I’ve said what I wanted to say about leaving academia: I think that the prices we are made to pay aren’t always admitted to as prices. Not that you shouldn’t make that choice, but that you need to say yes, it’s a choice I’ve made, with prices I’ve paid. And some people will decide it was worthwhile and I respect that choice, but I couldn’t do it.
Life is about making these choices — which Becky didn’t seem to realise.
I’m not, in the end, sympathetic to Becky. I feel sorry that she’s had such mental health issues. I feel sorry that she wanted to be a mother and an academic, and that’s a hard combination to pull. But I think she wasn’t willing to say that yes, sometimes you give up something for something else, and that she played on victimhood too much. I don’t think she understood what life entails.
And Michelle said:
If the content of a blog seems at first glance to be frivolous, is that necessarily true? And is that a reflection of the blogger? Is a tendency to talk about personal details that matter to no one else evidence of a lack of interest in anythign else? I think that the answer is no in every instance but yet people do judge people in just that way.

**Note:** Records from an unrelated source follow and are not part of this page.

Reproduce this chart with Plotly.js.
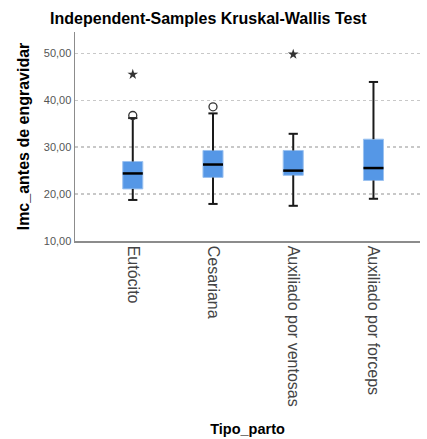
<!DOCTYPE html>
<html>
<head>
<meta charset="utf-8">
<script src="https://cdn.plot.ly/plotly-3.0.1.min.js"></script>
<style>html,body{margin:0;padding:0;background:#fff;}</style>
</head>
<body>
<div id="chart" style="width:427px;height:439px;"></div>
<script>
const categories = ["Eutócito", "Cesariana", "Auxiliado por ventosas", "Auxiliado por forceps"];
const q1Values = [21.1, 23.55, 24.0, 22.9];
const medianValues = [24.4, 26.3, 25.0, 25.55];
const q3Values = [26.95, 29.3, 29.3, 31.7];
const lowerWhisker = [18.75, 17.9, 17.5, 19.0];
const upperWhisker = [36.2, 37.2, 32.85, 43.9];
const circleOutlierCat = [0, 1];
const circleOutlierVal = [36.75, 38.6];
const starOutlierCat = [0, 2];
const starOutlierVal = [45.5, 49.8];
const yTicks = [10, 20, 30, 40, 50];

const pos = categories.map((c, i) => i);
const boxW = 0.25, capW = 0.115;

const traces = [];
traces.push({
  type: 'box', x: pos, q1: q1Values, median: medianValues, q3: q3Values,
  lowerfence: q1Values, upperfence: q3Values, width: boxW,
  fillcolor: '#5597e6', line: {color: '#9cc2f0', width: 1},
  whiskerwidth: 0, hoverinfo: 'skip', showlegend: false
});
const wx = [], wy = [];
pos.forEach((p, i) => {
  wx.push(p, p, null, p, p, null);
  wy.push(q3Values[i], upperWhisker[i], null, q1Values[i], lowerWhisker[i], null);
  wx.push(p - capW / 2, p + capW / 2, null, p - capW / 2, p + capW / 2, null);
  wy.push(upperWhisker[i], upperWhisker[i], null, lowerWhisker[i], lowerWhisker[i], null);
});
traces.push({type: 'scatter', mode: 'lines', x: wx, y: wy, line: {color: '#1a1a1a', width: 2}, hoverinfo: 'skip', showlegend: false});
const mx = [], my = [];
pos.forEach((p, i) => {
  mx.push(p - boxW / 2, p + boxW / 2, null);
  my.push(medianValues[i], medianValues[i], null);
});
traces.push({type: 'scatter', mode: 'lines', x: mx, y: my, line: {color: '#000', width: 2.5}, hoverinfo: 'skip', showlegend: false});
traces.push({type: 'scatter', mode: 'markers', x: circleOutlierCat, y: circleOutlierVal,
  marker: {symbol: 'circle-open', size: 8, color: '#333', line: {width: 1.3, color: '#333'}}, showlegend: false});
traces.push({type: 'scatter', mode: 'markers', x: starOutlierCat, y: starOutlierVal,
  marker: {symbol: 'star', size: 8, color: '#333'}, showlegend: false});

const layout = {
  width: 427, height: 439,
  margin: {l: 75, r: 7, t: 32, b: 198},
  paper_bgcolor: '#fff', plot_bgcolor: '#fff',
  separators: ',.',
  font: {family: 'Liberation Sans, Arial, sans-serif', color: '#333'},
  title: {text: 'Independent-Samples Kruskal-Wallis Test', font: {size: 16, color: '#000', weight: 'bold'},
    x: 0.488, xref: 'container', xanchor: 'center', y: 0.957, yref: 'container', yanchor: 'middle'},
  xaxis: {
    range: [-0.72, 3.58], tickvals: pos, ticktext: categories, tickangle: 90,
    tickfont: {size: 16, color: '#444'}, showgrid: false, zeroline: false,
    showline: true, linecolor: '#8c8c8c', linewidth: 1.5, ticks: '', automargin: false,
    title: {text: 'Tipo_parto', font: {size: 14.5, color: '#000', weight: 'bold'}, standoff: 18}
  },
  yaxis: {
    range: [10, 54.55], tickvals: yTicks, tickformat: '.2f',
    tickfont: {size: 11, color: '#555'}, showgrid: true, gridcolor: '#c8c8c8', griddash: 'dot', gridwidth: 1.5,
    zeroline: false, showline: true, linecolor: '#8c8c8c', linewidth: 1.5, ticks: '', automargin: false,
    title: {text: 'Imc_antes de engravidar', font: {size: 16, color: '#000', weight: 'bold'}, standoff: 10}
  }
};
Plotly.newPlot('chart', traces, layout, {displayModeBar: false, staticPlot: true});
</script>
</body>
</html>
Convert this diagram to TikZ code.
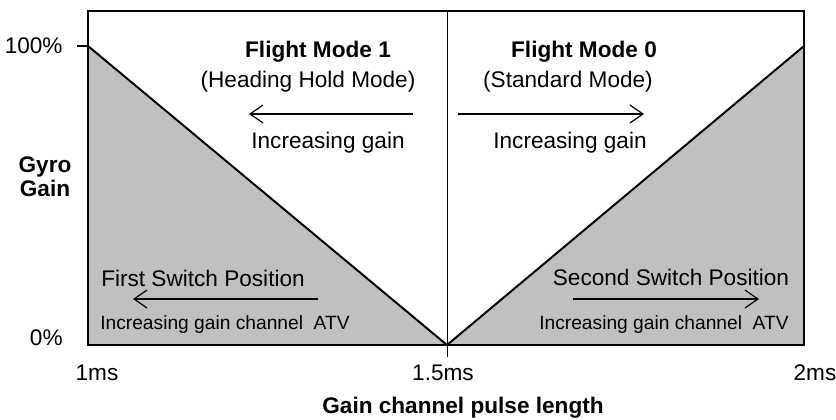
\documentclass[tikz,border=0pt]{standalone}
\usepackage{fontspec}
\setmainfont{Liberation Sans}
\usetikzlibrary{arrows.meta}

\begin{document}
\begin{tikzpicture}[x=0.5pt,y=-0.5pt,
    label_big/.style ={inner sep=0pt, font=\fontsize{11.3}{13}\selectfont},
    label_bold/.style ={label_big, font=\fontsize{11.3}{13}\selectfont\bfseries},
    label_small/.style ={inner sep=0pt, font=\fontsize{9.6}{11}\selectfont},
    gain_area/.style ={fill=gainGray, draw=none},
    slope/.style ={draw, line width=1pt},
    gain_arrow/.style ={draw, line width=0.75pt,
      -{Straight Barb[length=6.5pt, width=9pt, line width=0.6pt]}}]
    \definecolor{gainGray}{HTML}{C0C0C0}
    \useasboundingbox (0,0) rectangle (836,419);
    % corners of the chart
    \coordinate (topLeft) at (88,11);
    \coordinate (botRight) at (804,345);
    \coordinate (fullLeft) at (88,46);
    \coordinate (fullRight) at (804,46);
    \coordinate (zeroMid) at (447,345);
    \coordinate (midTop) at (447,11);
    \coordinate (midLow) at (447,357);
    \coordinate (tickEnd) at (77,46);
    % shaded gain areas
    \path[gain_area] (fullLeft) -- (88,345) -- (zeroMid) -- cycle;
    \path[gain_area] (zeroMid) -- (botRight) -- (fullRight) -- cycle;
    \path[slope] (fullLeft) -- (zeroMid) -- (fullRight);
    \draw[line width=1pt] (topLeft) rectangle (botRight);
    \draw[line width=0.5pt] (midTop) -- (midLow);
    \draw[line width=0.75pt] (tickEnd) -- (fullLeft);
    % axis labels
    \node[label_big, anchor=east] (full) at (63,46) {100\%};
    \node[label_big, anchor=east] (zero) at (63,338) {0\%};
    \node[label_bold] (gyro) at (45,167) {Gyro};
    \node[label_bold] (gain) at (45,188) {Gain};
    \node[label_big] (oneMs) at (97,373) {1ms};
    \node[label_big] (midMs) at (443,373) {1.5ms};
    \node[label_big] (twoMs) at (815,373) {2ms};
    \node[label_bold] (pulse) at (463,408) {Gain channel pulse length};
    % flight mode 1 - left
    \node[label_bold] (mode1) at (318,52) {Flight Mode 1};
    \node[label_big] (hold) at (308,82) {(Heading Hold Mode)};
    \coordinate (holdStart) at (413,114);
    \coordinate (holdEnd) at (249,114);
    \node[label_big] (holdGain) at (328,143) {Increasing gain};
    % flight mode 0 - right
    \node[label_bold] (mode0) at (584,52) {Flight Mode 0};
    \node[label_big] (standard) at (568,82) {(Standard Mode)};
    \coordinate (stdStart) at (458,114);
    \coordinate (stdEnd) at (644,114);
    \node[label_big] (stdGain) at (570,143) {Increasing gain};
    % switch positions
    \node[label_big] (first) at (203,278) {First Switch Position};
    \coordinate (firstStart) at (318,299);
    \coordinate (firstEnd) at (133,299);
    \node[label_small] (firstAtv) at (225,325) {Increasing gain channel\ \ ATV};
    \node[label_big] (second) at (671,277) {Second Switch Position};
    \coordinate (secondStart) at (573,299);
    \coordinate (secondEnd) at (759,299);
    \node[label_small] (secondAtv) at (664,325) {Increasing gain channel\ \ ATV};
    % direction arrows
    \begin{scope}[every path/.style=gain_arrow]
     \path (holdStart) -- (holdEnd);
     \path (stdStart) -- (stdEnd);
     \path (firstStart) -- (firstEnd);
     \path (secondStart) -- (secondEnd);
    \end{scope}
\end{tikzpicture}
\end{document}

This is exactly how I feel. I don’t think I judge people based on that, but it’s hard to see where the things you don’t say matter, and how much that should be taken into account. Letters of reference use this, as do all sorts of conversations. Still, this is different. When I kept a (written) diary, the things I didn’t talk about were (a) meaningless or (b) momentous. The balance has changed here, but the fact of things I don’t talk about still exists.
I talk about frivolous issues, and I think this is fine. It’s not better to talk about your new techtoys than your new boots — except that tech stuff is coded okay and appearance stuff not. And I think that bringing to the fore this coding of masculine = good, feminine = bad by being a clearly intelligent articulate woman who buys boots and knits and likes pink, you’re adding to the discourse.